The prevailing myth of invention is
that it is the product of a solitary genius. Steven
Johnson takes on this myth in How We
Got to Now.
Johnson’s book is a history
of invention with a focus on six particular innovations. He demonstrates that
simultaneous invention is common, suggesting that societal knowledge, norms and
expectations play a part in invention—at least in providing an environment in
which certain types of inventions can be created and flourish.
Thomas
Edison and the light bulb is the classic myth challenged by simultaneous
invention. Humphrey
Davy demonstrated an incandescent electric light in 1802 and Frederick
de Moleyns received the first patent for a light bulb in 1841. By the time
Edison got involve, people had been working on light bulbs for 30 years, and
the potential for electric light had been now for 70 years. Edison and his team
of collaborators deserve a lot of credit for creating a commercially successful
electric lighting system, inventing solutions to many problems along the way,
but is a story of systematic hard work.
Edison’s electric lighting system depended on a lot of prior
technology, which relates to another of Johnson’s points: clusters of
inventions. An invention can illuminate a previously unnoticed problem (or
create a new one). For instance, the availability of affordable books that
follow Johannes
Gutenberg’s invention of the printing press revealed that many people were
farsighted. This sparked a demand for reading glasses. The tinkering with
lenses led to the invention of telescopes and microscopes. Galileo took up
the telescope and made discoveries in astronomy that
reshaped how people saw the world. Robert Hooke
used the microscope to explore a seemingly alien world of the very tiny thing
all around us, though the revolution he inspired took longer to bloom.

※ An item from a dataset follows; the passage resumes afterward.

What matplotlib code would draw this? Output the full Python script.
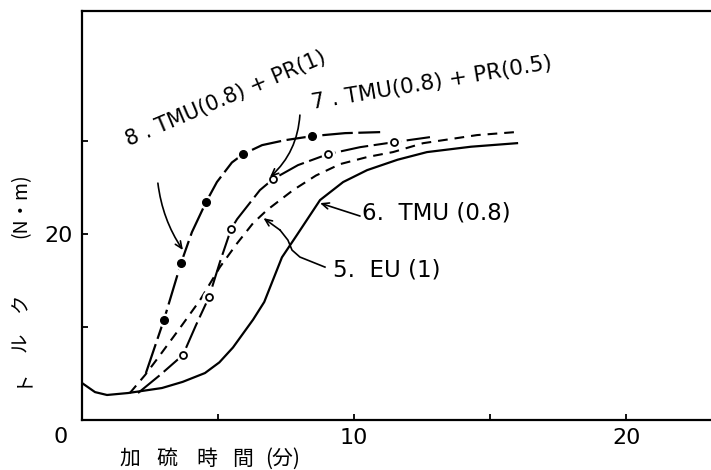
import matplotlib
matplotlib.use("Agg")
import matplotlib.pyplot as plt

# =================================
# DATA
# =================================

# 6. TMU(0.8) - solid
t6 = [0.0, 0.48, 0.92, 1.69, 2.94, 3.70, 4.52, 5.05, 5.55, 6.29, 6.70, 7.35, 7.90, 8.75, 9.60, 10.48, 11.60, 12.68, 14.30, 15.99]
m6 = [3.98, 3.00, 2.69, 2.90, 3.44, 4.10, 5.05, 6.20, 7.80, 10.80, 12.70, 17.50, 19.90, 23.66, 25.60, 26.88, 28.00, 28.82, 29.40, 29.78]

# 5. EU(1) - dashed
t5 = [1.76, 2.32, 2.79, 3.60, 4.34, 5.07, 5.70, 6.29, 6.80, 7.76, 8.60, 9.49, 10.50, 11.43, 12.54, 14.52, 15.92]
m5 = [2.90, 4.84, 6.67, 9.89, 12.90, 16.45, 19.00, 21.18, 22.58, 24.73, 26.30, 27.53, 28.30, 28.82, 29.78, 30.65, 30.97]

# 7. TMU(0.8) + PR(0.5) - open circles
t7 = [2.06, 2.87, 3.71, 4.19, 4.67, 5.07, 5.48, 5.70, 6.54, 7.02, 7.94, 9.04, 10.22, 11.47, 12.79]
m7 = [2.90, 4.84, 6.99, 10.20, 13.23, 16.99, 20.54, 21.60, 24.73, 25.91, 27.42, 28.60, 29.35, 29.89, 30.43]
t7_pts = [3.71, 4.67, 5.48, 7.02, 9.04, 11.47]
m7_pts = [6.99, 13.23, 20.54, 25.91, 28.60, 29.89]

# 8. TMU(0.8) + PR(1) - filled circles
t8 = [2.35, 3.01, 3.64, 4.04, 4.56, 4.96, 5.51, 5.92, 6.62, 7.46, 8.46, 9.67, 10.96]
m8 = [5.05, 10.75, 16.88, 20.20, 23.44, 25.60, 27.70, 28.60, 29.57, 30.10, 30.54, 30.86, 30.97]
t8_pts = [3.01, 3.64, 4.56, 5.92, 8.46]
m8_pts = [10.75, 16.88, 23.44, 28.60, 30.54]

x_ticks = [5, 10, 15, 20]
x_tick_labels = ["", "10", "", "20"]
y_ticks = [10, 20, 30]
y_tick_labels = ["", "20", ""]

# axis titles, written spaced out piece by piece like the original
x_title_parts = ["加", "硫", "時", "間", "(分)"]
y_title_parts = ["ト", "ル", "ク", "(N・m)"]

# =================================
# FIGURE
# =================================

plt.rcParams["lines.scale_dashes"] = False
cjk = ["Noto Sans CJK JP", "DejaVu Sans"]

fig = plt.figure(figsize=(7.11, 4.70), dpi=100)
ax = fig.add_axes([0.1153, 0.1064, 0.8847, 0.8702])

ax.set_xlim(0, 23.12)
ax.set_ylim(0, 44.0)

# curves
ax.plot(t6, m6, color="black", lw=1.6)
ax.plot(t5, m5, color="black", lw=1.5, dashes=(7, 5))
ax.plot(t7, m7, color="black", lw=1.5, dashes=(20, 4))
ax.plot(t8, m8, color="black", lw=1.6, dashes=(22, 4))

# marker gaps (white halo) and markers
ax.plot(t7_pts, m7_pts, "o", ms=9, color="white", zorder=3)
ax.plot(t8_pts, m8_pts, "o", ms=9, color="white", zorder=3)
ax.plot(t7_pts, m7_pts, "o", ms=5, mfc="white", mec="black", mew=1.3, zorder=4)
ax.plot(t8_pts, m8_pts, "o", ms=5.5, color="black", zorder=4)

# =================================
# LABELS AND LEADERS
# =================================

arrow = dict(arrowstyle="->,head_length=0.5,head_width=0.22", lw=1.2, color="black", shrinkA=0, shrinkB=0)

ax.text(5.29, 34.6, "8 . TMU(0.8) + PR(1)", rotation=23, rotation_mode="anchor",
        ha="center", va="center", fontsize=15)
ax.annotate("", xy=(3.71, 18.28), xytext=(2.79, 25.48),
            arrowprops=dict(arrow, connectionstyle="arc3,rad=0.12"))

ax.text(12.85, 36.2, "7 . TMU(0.8) + PR(0.5)", rotation=9.5, rotation_mode="anchor",
        ha="center", va="center", fontsize=15.5)
ax.annotate("", xy=(6.91, 26.13), xytext=(8.01, 32.8),
            arrowprops=dict(arrow, connectionstyle="arc3,rad=-0.2"))

ax.text(10.29, 22.26, "6.  TMU (0.8)", ha="left", va="center", fontsize=16.5)
ax.annotate("", xy=(8.75, 23.33), xytext=(10.22, 21.94), arrowprops=arrow)

ax.text(9.23, 16.13, "5.  EU (1)", ha="left", va="center", fontsize=16.5)
leader5_x = [8.93, 8.01, 7.72, 7.57, 7.28]
leader5_y = [16.45, 17.53, 18.28, 19.35, 20.43]
ax.plot(leader5_x, leader5_y, color="black", lw=1.2)
ax.annotate("", xy=(6.67, 21.72), xytext=(7.28, 20.43), arrowprops=arrow)

# =================================
# AXES STYLE
# =================================

for side in ["left", "bottom", "top"]:
    ax.spines[side].set_linewidth(1.6)
ax.spines["right"].set_visible(False)

ax.set_xticks(x_ticks)
ax.set_xticklabels(x_tick_labels)
ax.set_yticks(y_ticks)
ax.set_yticklabels(y_tick_labels)
ax.tick_params(direction="in", length=4, width=1.3, labelsize=16, pad=6)
ax.tick_params(axis="y", pad=7)

ax.text(-0.8, -0.042, "0", transform=ax.get_xaxis_transform(),
        ha="center", va="center", fontsize=16)

# axis titles
x_title_pos = [130, 167, 207, 243, 283]
for part, px in zip(x_title_parts, x_title_pos):
    fig.text(px / 711, 1 - 459 / 470, part, family=cjk, fontsize=15,
             ha="center", va="center")

y_title_pos = [377, 342, 303, 206]
for part, py in zip(y_title_parts, y_title_pos):
    fig.text(21 / 711, 1 - py / 470, part, family=cjk, fontsize=14,
             rotation=90, ha="center", va="center")

fig.savefig("out.png", dpi=100)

Johnson explores other aspects of invention and society. I think it is
fair to say that his view of how invention works is a lot messier than the
myth. Inventors are at the right place at the right time, with open minds that
are prepared (likely by accident) to make a connection and a willingness to do
the work of thinking, testing and making something new. They probe the boundaries
of their fields, tinker and throw themselves into hobbies that bring them,
often with companions, to crossroads that challenge their notions of where they
can go and how they can get there.
On the whole, Johnson presents a vision of hope in our history. We are
not dependent on genius or serendipity; human creativity is both a social and
an individual process in which the collision of ideas leads to new ideas. We
live in an era where the collision of ideas may be more possible than ever.